John Thompson House (1769)
Friday, July 15th, 2011 Posted in Colonial, Farmington, Houses | No Comments »
John Thompson was a blacksmith in Farmington. He built the house at 17 Main Street around 1769, on land willed to him by his father, also named John Thompson. To build his house, Thompson tore down the old James Judd House, which had previously stood on the property. The Thompson House is possibly the work of Farmington builder Judah Woodruff.
The Hemlocks (1847)
Thursday, March 3rd, 2011 Posted in Farmington, Houses, Italianate | No Comments »

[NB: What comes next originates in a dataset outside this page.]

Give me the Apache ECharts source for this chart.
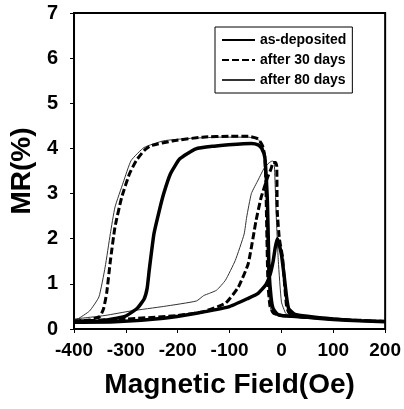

In 1847, Deacon Edward Lucas Hart built a house called “The Hemlocks” at 45 High Street in Farmington. He was the nephew of Deacon Simeon Hart, who ran the Hart School for boys in his home in Farmington. As explained in Farmington, the Village of Beautiful Homes (1906), Deacon Edward Lucas Hart
was born in East Haven, December 31, 1813, and died in this town May 15, 1876. He graduated at Yale College in 1836, and after teaching in New Haven and Berlin became associate principal in his uncle’s school in this village. He was a successful and inspiring teacher, much beloved by all who were favored by his friendship. He was for many years a director in the Farmington Savings Bank.
Further, as related in Alfred Andrews’s Genealogical History of Deacon Stephen Hart and His Descendants (1875):
He married April 26th, 1837, Nancy Champion Hooker, daughter of William G., of New Haven. [...] He has a fine residence in Farmington, with a school-house on the premises, where he still continues a school for boys, especially in the winter season. Mr. Hart was chosen deacon of the Farmington Church in 1854.
In 1892, the Hemlocks was acquired by Amasa A. Redfield, a New York City lawyer who used the house as a weekend, summer and retirement home. When he died, the New York Times of October 20, 1902 stated that “Mr. Redfield was one of New York’s most prominent lawyers, and was also well known as a writer on legal subjects.” The house was then owned by his son, Robert Latimer Redfield, from 1902 to 1925.